I’m trying to remember everything that’s happened to Ben-David tonight. He’s been attacked on a subway platform (the bruise marks are still visible on his throat), he has leapt onto the tracks in front of a train, experienced the murder of his friend Ellie—and the killer is still out there, probably searching for him right now to finish the job.

  ME

  How does it feel being a Righteous Man?

  BEN-DAVID

  It’s the kind of attention I can do without.

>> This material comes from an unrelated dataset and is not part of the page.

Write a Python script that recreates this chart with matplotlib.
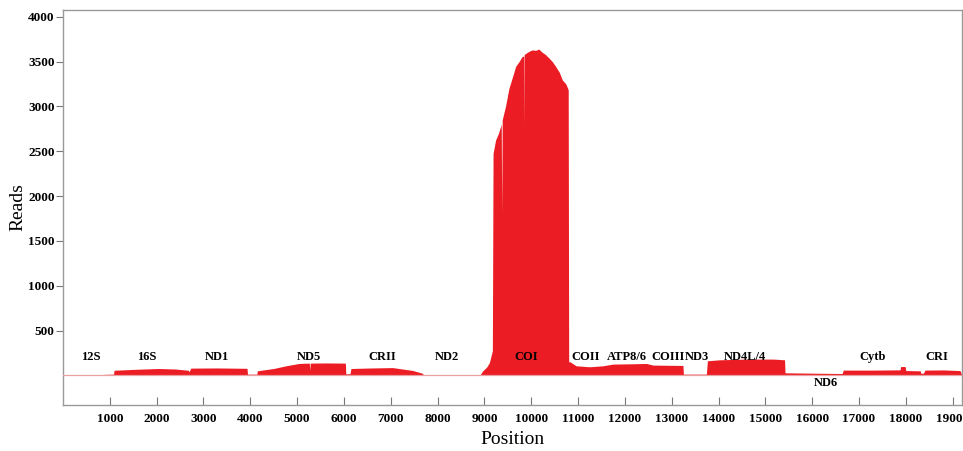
import matplotlib
matplotlib.use('Agg')
import matplotlib.pyplot as plt

# coverage breakpoints (position, reads)
pos = [0, 850, 860, 1080, 1090, 1500, 2050, 2400, 2680, 2690,
       2730, 3300, 3930, 3940, 4140, 4150, 4500, 4760, 5040, 5260,
       5270, 5280, 5600, 6030, 6040, 6130, 6150, 6600, 7040, 7470,
       7680, 7700, 8900, 8960, 9050, 9107, 9170, 9185, 9239, 9300,
       9360, 9370, 9380, 9450, 9523, 9600, 9667, 9740, 9808, 9840,
       9845, 9850, 9951, 10020, 10094, 10160, 10235, 10300, 10378, 10450,
       10521, 10600, 10662, 10740, 10790, 10800, 10818, 10960, 11246, 11531,
       11745, 12100, 12460, 12600, 12900, 13240, 13250, 13740, 13763, 14027,
       14598, 15168, 15410, 15420, 16000, 16640, 16665, 17300, 17877, 17890,
       17985, 18000, 18310, 18320, 18375, 18410, 18800, 19150, 19160, 19200]
reads = [0, 0, 12, 15, 58, 68, 78, 72, 58, 40,
         82, 84, 80, 15, 15, 52, 78, 108, 134, 138,
         60, 138, 140, 138, 18, 20, 78, 84, 88, 56,
         24, 0, 0, 50, 95, 145, 276, 2476, 2625, 2700,
         2800, 1805, 2850, 3000, 3200, 3330, 3446, 3500, 3558, 3560,
         2780, 3580, 3614, 3630, 3625, 3640, 3603, 3580, 3540, 3500,
         3446, 3380, 3297, 3250, 3185, 150, 156, 108, 97, 108,
         127, 130, 134, 116, 114, 112, 15, 15, 164, 175,
         183, 183, 175, 30, 26, 22, 60, 60, 63, 100,
         100, 55, 52, 25, 25, 60, 62, 55, 52, 0]

genes = ['12S', '16S', 'ND1', 'ND5', 'CRII', 'ND2', 'COI', 'COII', 'ATP8/6',
         'COIII', 'ND3', 'ND4L/4', 'ND6', 'Cytb', 'CRI']
gene_x = [590, 1790, 3290, 5250, 6810, 8200, 9890, 11170, 12050,
          12920, 13530, 14570, 16300, 17290, 18660]
gene_y = [206, 206, 206, 206, 206, 206, 206, 206, 206,
          206, 206, 206, -83, 206, 206]

xticks = list(range(1000, 20000, 1000))
yticks = list(range(500, 4001, 500))

plt.rcParams['font.family'] = 'Liberation Serif'

fig = plt.figure(figsize=(9.63, 4.51), dpi=100)
ax = fig.add_axes([63 / 963, 46 / 451, 899 / 963, 395 / 451])

ax.fill_between(pos, 0, reads, color='#ec1c24', linewidth=0)
ax.axhline(0, color='#e8a0a0', lw=0.9, zorder=3)

for g, gx, gy in zip(genes, gene_x, gene_y):
  ax.text(gx, gy, g, ha='center', va='center', fontsize=9,
          fontweight='bold', zorder=4)

ax.set_xlim(0, 19200)
ax.set_ylim(-329, 4075)
ax.set_xticks(xticks)
ax.set_yticks(yticks)
ax.tick_params(axis='x', direction='in', length=6, color='#777777',
               labelsize=9.5, pad=6)
ax.tick_params(axis='y', direction='out', length=5, color='#777777',
               labelsize=9.5, pad=1)
for lab in ax.get_xticklabels() + ax.get_yticklabels():
  lab.set_fontweight('bold')
for sp in ax.spines.values():
  sp.set_color('#999999')
  sp.set_linewidth(1.0)

ax.set_xlabel('Position', fontsize=14, labelpad=4)
ax.set_ylabel('Reads', fontsize=14, labelpad=1)

fig.savefig('out.png', dpi=100)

  I indicate the bathroom. Clean up, I tell him. Take a shower. I offer Rachel and Ben-David dry clothes. From the Lo. My father’s stuff.

  ME

  Here. For what good it’ll do.

  Ben-David showers. He takes cargo pants and a tee. Rachel wants nothing. She towel-dries her hair and uses her fingers to work out the tangles. When I hand her a hot coffee, she meets my eye, something she’s never done. “Thank you,” she says.

  ME

  For what?

  RACHEL

  For that night in the hospital.

  I scramble eggs with bean sprouts and snow peas. I have to close the windows against the gale. The interior is sweltering. We park ourselves on the floor, the three of us with our plates, in the dark away from the door and the windows.

  RACHEL

  Where’s Manning now?

  I describe his location. The feed from his GPS locator displays on my phone. His lapel camera records automatically.